The recent case of Re J T Frith Ltd [2012] EWHC 196 (Ch) shows:

  • how secured lenders may surrender their security in order to participate in the prescribed part available for unsecured creditors on insolvency; and
  • how intercreditor deeds may be worded to allow senior secured creditors to participate in the prescribed part, despite retaining their security.


Section 176A(2)(b) of the Insolvency Act 1986 sets aside a prescribed part (or ringfenced fund) of an insolvent company’s assets for unsecured creditors. That prescribed part (which depends on the amount of the company’s assets which are realised, subject to a maximum of £600,000) takes priority over floating charge holders.

Rule 4.88(2) of the Insolvency Rules 1986 provides that if a secured creditor voluntarily surrenders its security, it may prove for its whole debt as an unsecured creditor.

Where a creditor has not surrendered its security, that secured creditor is not entitled to share in the prescribed part, even in respect of a shortfall in the value of its security (Re Permacell Finesse Ltd [2007] EWHC 3233 (Ch) and Re Airbase (UK) Ltd [2008] EWHC 124 (Ch)). However, if it surrenders the whole of its security, it may both prove for its debt and participate in the prescribed part, as if it were an unsecured creditor (Re PAL SC Realisations 2007 Ltd [2010] EWHC 2850 (Ch)).


JT Frith Limited (the “Company”) had granted a guarantee and debenture in favour of a number of creditors (the “Junior Creditors”). It also granted a debenture in favour of Bank of Scotland (the “Senior Creditor”) which, under the terms of an Intercreditor Deed, took priority over the Junior Creditors. The Intercreditor Deed provided that on an insolvency of the Company, the Junior Creditors could prove for their debts but were obliged to turn over any distributions they received to the Senior Creditor until the Senior Creditor had been paid in full.

The Company went into administration and then liquidation. Its net assets had been distributed in part payment of the Senior Creditor’s debt, leaving only the prescribed part remaining to be distributed.

The Junior Creditors were told by the liquidator that they were not entitled to participate in the prescribed part since they were secured creditors. They applied to the Court on the grounds that they had released their security and were therefore unsecured.


The Judge held that the Junior Creditors could surrender their security simply by omitting to mention the security in their proofs of debt and they could therefore participate in the prescribed part. He also held that the liquidator could not argue that the Junior Creditors could not participate in the prescribed part on the grounds that they were required under the terms of the Intercreditor Deed to turn over that prescribed part to the Senior Creditor, who was still a secured creditor. Although the Senior Creditor was not entitled to participate directly in the prescribed part, the turnover provision was simply a matter of contract between the creditors and did not offend against policy or contravene s.176A(2) IA 1986.

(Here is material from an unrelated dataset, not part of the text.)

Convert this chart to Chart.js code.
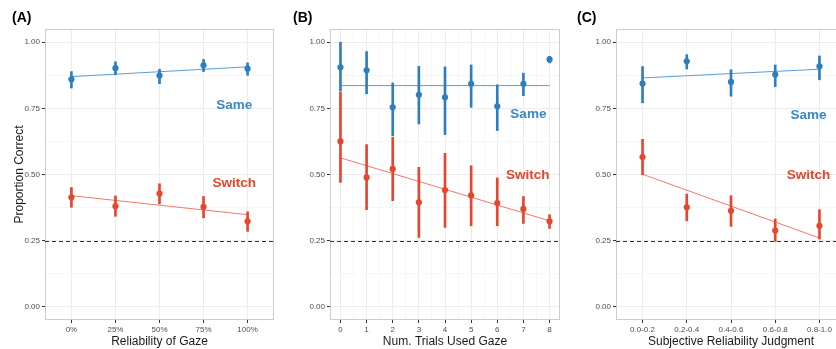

This case is interesting for two reasons. First, it confirms that for a secured creditor to participate directly in the prescribed part, it must surrender its security entirely. However, that surrender may be achieved either by a formal Deed of Release or automatically by the omission of any mention of the security in the proof of debt.

Second, a senior secured creditor may still participate indirectly in the prescribed part without surrendering its security if a subordinated creditor is under a contractual obligation to turn over any unsecured distributions it receives to the senior creditor.